Since this concern has shrunk formula supplies, the American Academy of Pediatrics has recommended that parents make use of breast milk whenever possible.

sparse Target shelves holding dwindling infant formula and toddler formula supplies
Getty Images | Jim Watson

Of course, that isn't always an option and switching from formula to breast milk is rarely something that can be done on a dime. So Good Morning America reported that all alternative formulas found in most stores are FDA-approved and that most parents can safely switch to another one, particularly if the product is iron-fortified.

That said, for children with allergies and ones using formula that can be described as extensively hydrolyzed or amino acid-based, the AAP recommends consulting a pediatrician before switching.

Some brands that weren't affected by the recall include Kirkland's Signature ProCare, Enfamil Infant Formula, and Target's Up and Up options.

Target shelves with large cans of toddler formula next to sign explaining infant formula shortage
Getty Images | Jim Watson

The New York Times also identified specific alternatives to popular brands like Similac Advance (Kirkland, Enfamil, Member's Mark Infant, store brand Advantage formulas like Target's Up and Up Advantage, and Earth Best Organic) and Similac Total Comfort (Gerber Good Start GentlePro or Up & Up Complete Comfort).

But for parents who are struggling to access any of these products, there is one option that isn't normally recommended but may have to do in a pinch.

For babies older than six months, pediatricians are making the reluctant recommendation to use cow's milk with some limitations.

tagged dairy cow standing in meadow among dandelions
Wikimedia Commons | Keith Weller/USDA

As the AAP's guidelines state, "This is not ideal and should not become routine but is a better option than diluting formula or making homemade formula."

The reason this isn't ideal is because cow's milk is low in iron and a baby with insufficient iron will experience reduced blood count, which reduces oxygen flow to their major organs, including the brain. This is why toddler formula is not an adequate substitute for baby formula.

So if parents with children above six months do use cow's milk, pediatrician Dr. Wendy Sue Swanson recommended supplementing the child's iron intake with "dark leafy green veggies pureed or soft, dark meats like dark chicken or turkey, red meat."

However, plant-based milk products such as almond milk should not be used due to their insufficient protein and calcium.

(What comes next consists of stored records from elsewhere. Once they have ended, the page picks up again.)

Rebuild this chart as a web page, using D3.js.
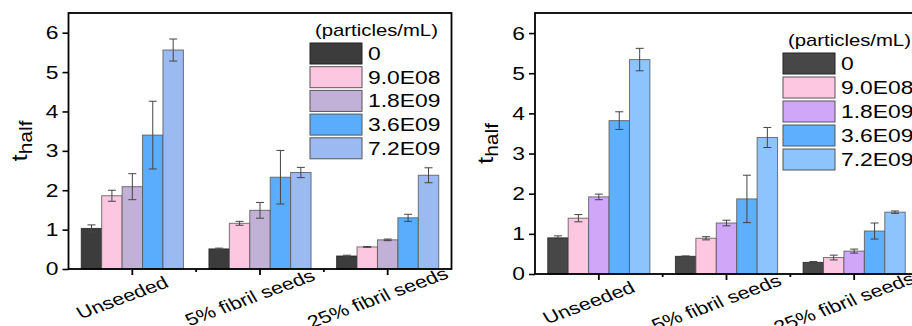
<!DOCTYPE html>
<html>
<head>
<meta charset="utf-8">
<script src="https://cdn.jsdelivr.net/npm/d3@7"></script>
<style>
  body { margin: 0; background: #fff; }
  svg { display: block; font-family: "Liberation Sans", Arial, sans-serif; }
</style>
</head>
<body>
<div id="chart"></div>
<script>
// data
var categories = ["Unseeded", "5% fibril seeds", "25% fibril seeds"];
var seriesLabels = ["0", "9.0E08", "1.8E09", "3.6E09", "7.2E09"];
var legendTitle = "(particles/mL)";
var yTicks = [0, 1, 2, 3, 4, 5, 6];

// one row per series, one column per category
var leftValues = [
    [1.03, 0.51, 0.33],
    [1.86, 1.16, 0.56],
    [2.09, 1.49, 0.74],
    [3.40, 2.33, 1.30],
    [5.56, 2.45, 2.38]
];
var leftErrors = [
    [0.09, 0.02, 0.02],
    [0.14, 0.05, 0.01],
    [0.33, 0.20, 0.02],
    [0.86, 0.68, 0.09],
    [0.28, 0.13, 0.19]
];
var rightValues = [
    [0.90, 0.44, 0.29],
    [1.39, 0.89, 0.41],
    [1.92, 1.27, 0.57],
    [3.82, 1.87, 1.07],
    [5.34, 3.40, 1.54]
];
var rightErrors = [
    [0.05, 0.01, 0.02],
    [0.09, 0.04, 0.06],
    [0.07, 0.07, 0.05],
    [0.22, 0.59, 0.20],
    [0.28, 0.25, 0.03]
];

var leftColors = ["#3c3c3c", "#fec7e1", "#c2b1d6", "#5aadfd", "#9bbaf2"];
var rightColors = ["#474747", "#fec7e1", "#d0a6f9", "#5eaffe", "#8ec4fe"];

var svgWidth = 912;
var svgHeight = 326;
var sx = 1.27; // the picture is stretched sideways, text too

var svg = d3.select("#chart")
    .append("svg")
    .attr("width", svgWidth)
    .attr("height", svgHeight);

function drawPanel(opt) {
    var values = opt.values, errors = opt.errors, colors = opt.colors;

    // Step 1: scales
    var x0 = d3.scaleBand()
        .domain(categories)
        .range([opt.left, opt.right])
        .paddingInner(0.2)
        .paddingOuter(0.1);
    var x1 = d3.scaleBand()
        .domain(d3.range(seriesLabels.length))
        .range([0, x0.bandwidth()]);
    var y = d3.scaleLinear()
        .domain([0, 6.5])
        .range([opt.bottom, opt.top]);

    var g = svg.append("g");

    // Step 2: bars
    seriesLabels.forEach(function(s, si) {
        g.selectAll(null)
            .data(categories)
            .enter()
            .append("rect")
            .attr("x", d => x0(d) + x1(si))
            .attr("y", (d, ci) => y(values[si][ci]))
            .attr("width", x1.bandwidth())
            .attr("height", (d, ci) => y(0) - y(values[si][ci]))
            .attr("fill", colors[si])
            .attr("stroke", si == 0 ? "#222" : "#555")
            .attr("stroke-opacity", 0.8)
            .attr("stroke-width", 1);
    });

    // Step 3: error bars
    seriesLabels.forEach(function(s, si) {
        categories.forEach(function(c, ci) {
            var cx = x0(c) + x1(si) + x1.bandwidth() / 2;
            var v = values[si][ci], e = errors[si][ci];
            var eg = g.append("g")
                .attr("stroke", "#444")
                .attr("stroke-width", 1);
            eg.append("line")
                .attr("x1", cx).attr("x2", cx)
                .attr("y1", y(v - e)).attr("y2", y(v + e));
            [v - e, v + e].forEach(function(t) {
                eg.append("line")
                    .attr("x1", cx - 4).attr("x2", cx + 4)
                    .attr("y1", y(t)).attr("y2", y(t));
            });
        });
    });

    // Step 4: frame and axes
    g.append("rect")
        .attr("x", opt.left)
        .attr("y", opt.top)
        .attr("width", opt.right - opt.left)
        .attr("height", opt.bottom - opt.top)
        .attr("fill", "none")
        .attr("stroke", "#000")
        .attr("stroke-width", 1.8);

    var yAxis = g.append("g")
        .attr("transform", `translate(${opt.left},0)`)
        .call(d3.axisLeft(y).tickValues(yTicks).tickSize(6).tickFormat(""));
    yAxis.select(".domain").remove();
    yAxis.selectAll("line").attr("stroke", "#000").attr("stroke-width", 1.6);

    yTicks.forEach(function(t) {
        g.append("text")
            .attr("transform", `translate(${opt.left - 10},${y(t)}) scale(${sx},1)`)
            .attr("text-anchor", "end")
            .attr("dy", "0.36em")
            .attr("font-size", 18)
            .attr("fill", "#000")
            .text(t);
    });

    // x ticks: major at the groups, small ones between
    var xAxis = g.append("g")
        .attr("transform", `translate(0,${opt.bottom})`)
        .call(d3.axisBottom(x0).tickSize(6).tickFormat(""));
    xAxis.select(".domain").remove();
    xAxis.selectAll("line").attr("stroke", "#000").attr("stroke-width", 1.8);
    for (var i = 1; i < categories.length; i++) {
        var mx = x0(categories[i]) - x0.step() * x0.paddingInner() / 2;
        g.append("line")
            .attr("x1", mx).attr("x2", mx)
            .attr("y1", opt.bottom).attr("y2", opt.bottom + 3)
            .attr("stroke", "#000")
            .attr("stroke-width", 1.8);
    }

    categories.forEach(function(c) {
        var cx = x0(c) + x0.bandwidth() / 2;
        g.append("text")
            .attr("transform", `translate(${cx - 7},${opt.bottom + 34}) scale(${sx},1) rotate(-25)`)
            .attr("text-anchor", "middle")
            .attr("font-size", 17)
            .attr("fill", "#000")
            .text(c);
    });

    // y label t_half
    var yl = g.append("text")
        .attr("transform", `translate(${opt.left - 42},${(opt.top + opt.bottom) / 2}) scale(0.85,1) rotate(-90)`)
        .attr("text-anchor", "middle")
        .attr("fill", "#000");
    yl.append("tspan").attr("font-size", 26).text("t");
    yl.append("tspan").attr("font-size", 21).attr("dy", 6).text("half");

    // Step 5: legend
    g.append("text")
        .attr("transform", `translate(${opt.left + opt.legendDx + 5},${opt.top + opt.legendDy - 7}) scale(${sx},1)`)
        .attr("font-size", 16)
        .attr("fill", "#000")
        .text(legendTitle);

    seriesLabels.forEach(function(s, si) {
        var ly = opt.top + opt.legendDy + si * opt.legendStep;
        g.append("rect")
            .attr("x", opt.left + opt.legendDx)
            .attr("y", ly)
            .attr("width", 52)
            .attr("height", 21)
            .attr("fill", colors[si])
            .attr("stroke", si == 0 ? "#222" : "#555")
            .attr("stroke-width", 1);
        g.append("text")
            .attr("transform", `translate(${opt.left + opt.legendDx + 58},${ly + 17}) scale(${sx},1)`)
            .attr("font-size", 18)
            .attr("fill", "#000")
            .text(s);
    });
}

drawPanel({
    left: 68.5, right: 451.5, top: 13, bottom: 269,
    values: leftValues, errors: leftErrors, colors: leftColors,
    legendDx: 241.5, legendDy: 30, legendStep: 23.7
});

drawPanel({
    left: 535, right: 918, top: 13, bottom: 274,
    values: rightValues, errors: rightErrors, colors: rightColors,
    legendDx: 248, legendDy: 40, legendStep: 24
});
</script>
</body>
</html>
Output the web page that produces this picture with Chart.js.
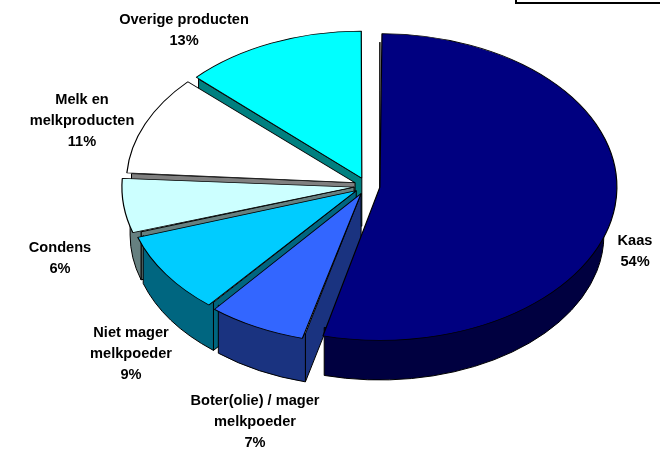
<!DOCTYPE html>
<html>
<head>
<meta charset="utf-8">
<title>Zuivelproducten</title>
<script src="https://cdn.jsdelivr.net/npm/chart.js@4/dist/chart.umd.min.js"></script>
<style>
    body { margin: 0; background: #fff; }
    #wrap { position: relative; width: 660px; height: 450px; overflow: hidden; }
    #box { position: absolute; left: 515px; top: -10px; width: 150px; height: 10px; border: 2px solid #000; }
</style>
</head>
<body>
<div id="wrap">
    <div id="box"></div>
    <canvas id="chart" width="660" height="450"></canvas>
</div>
<script>
// Chart data, clockwise from the top
const categories = ['Kaas', 'Boter(olie) / mager melkpoeder', 'Niet mager melkpoeder', 'Condens', 'Melk en melkproducten', 'Overige producten'];
const shares = [54, 7, 9, 6, 11, 13];
const labelLines = [['Kaas'], ['Boter(olie) / mager', 'melkpoeder'], ['Niet mager', 'melkpoeder'], ['Condens'], ['Melk en', 'melkproducten'], ['Overige producten']];

// Styling
const topColors = ['#000080', '#3366FF', '#00CCFF', '#CCFFFF', '#FFFFFF', '#00FFFF'];
const wallColors = ['#000040', '#1A3380', '#006680', '#668080', '#808080', '#008080'];
const labelAnchors = [[635, 241], [255, 401], [131, 333], [60, 248], [82, 100], [184, 20]];
const pieCenter = [367, 186];
const tilt = 0.647;
const depth = 48;
const explode = 52; // chart.js draws this at a quarter
const lineHeight = 21;

// Where a point of the flat pie ends up on the tilted one
function project(chart, arc, angle) {
    const offset = arc.options.offset / 4;
    const mid = (arc.startAngle + arc.endAngle) / 2;
    return {
        x: pieCenter[0] + Math.cos(mid) * offset,
        y: pieCenter[1] + Math.sin(mid) * offset * tilt,
        rx: arc.outerRadius,
        ry: arc.outerRadius * tilt,
        edgeX: Math.cos(angle) * arc.outerRadius,
        edgeY: Math.sin(angle) * arc.outerRadius * tilt
    };
}

function drawWalls(chart) {
    const ctx = chart.ctx;
    const arcs = chart.getDatasetMeta(0).data;
    ctx.save();
    ctx.lineWidth = 1;
    ctx.strokeStyle = '#000';
    ctx.lineJoin = 'round';
    // back to front, so the slices at the bottom overlap the others
    for (let i = arcs.length - 1; i >= 0; i--) {
        const arc = arcs[i];
        const p = project(chart, arc, arc.startAngle);
        ctx.fillStyle = wallColors[i];

        // cut side
        ctx.beginPath();
        ctx.moveTo(p.x, p.y);
        ctx.lineTo(p.x + p.edgeX, p.y + p.edgeY);
        ctx.lineTo(p.x + p.edgeX, p.y + p.edgeY + depth);
        ctx.lineTo(p.x, p.y + depth);
        ctx.closePath();
        ctx.fill();
        ctx.stroke();

        // round side, only the front half of the pie shows it
        const from = Math.max(arc.startAngle, 0);
        const to = Math.min(arc.endAngle, Math.PI);
        if (to > from) {
            ctx.beginPath();
            ctx.ellipse(p.x, p.y, p.rx, p.ry, 0, from, to);
            ctx.ellipse(p.x, p.y + depth, p.rx, p.ry, 0, to, from, true);
            ctx.closePath();
            ctx.fill();
            ctx.stroke();
        }
    }
    ctx.restore();
}

function drawLabels(chart) {
    const ctx = chart.ctx;
    ctx.save();
    ctx.fillStyle = '#000';
    ctx.font = 'bold 14.6px "Liberation Sans", Arial, sans-serif';
    ctx.textAlign = 'center';
    ctx.textBaseline = 'middle';
    labelLines.forEach((lines, i) => {
        const [x, y] = labelAnchors[i];
        lines.concat(shares[i] + '%').forEach((text, n) => {
            ctx.fillText(text, x, y + n * lineHeight);
        });
    });
    ctx.restore();
}

const tiltedPie = {
    id: 'tiltedPie',
    beforeDatasetsDraw(chart) {
        drawWalls(chart);
        const arc = chart.getDatasetMeta(0).data[0];
        const ctx = chart.ctx;
        ctx.save();
        ctx.translate(pieCenter[0], pieCenter[1]);
        ctx.scale(1, tilt);
        ctx.translate(-arc.x, -arc.y);
    },
    afterDatasetsDraw(chart) {
        chart.ctx.restore();
        drawLabels(chart);
    }
};

document.addEventListener('DOMContentLoaded', function() {
    new Chart(document.getElementById('chart'), {
        type: 'pie',
        data: {
            labels: categories,
            datasets: [{
                data: shares,
                backgroundColor: topColors,
                borderColor: '#000',
                borderWidth: 1.2,
                offset: explode,
                clip: false
            }]
        },
        options: {
            responsive: false,
            animation: false,
            radius: 224,
            plugins: {
                legend: { display: false },
                tooltip: { enabled: false }
            }
        },
        plugins: [tiltedPie]
    });
});
</script>
</body>
</html>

stop sign in Australia in front of tree branches
Wikimedia Commons | Bidgee

Doctors are also emphatic that parents should under no circumstances water down formulas or try to manufacture their own with store-bought ingredients.

That's because diluted or homemade formula will not necessarily meet a baby's nutritional needs and can have the same problem as almond milk.

It's also very easy for homemade formulas to be harmful in the other direction as nutrients found in manufactured formulas can be toxic to infants if administered at too high of concentrations.

Since that balance is a delicate one that most of us aren't equipped to judge, it's best to consult a pediatrician if you're struggling to find formula.

And for families in need of specialized formulas, Abbot has set up a web platform that may grant access to options that are confirmed to be safe.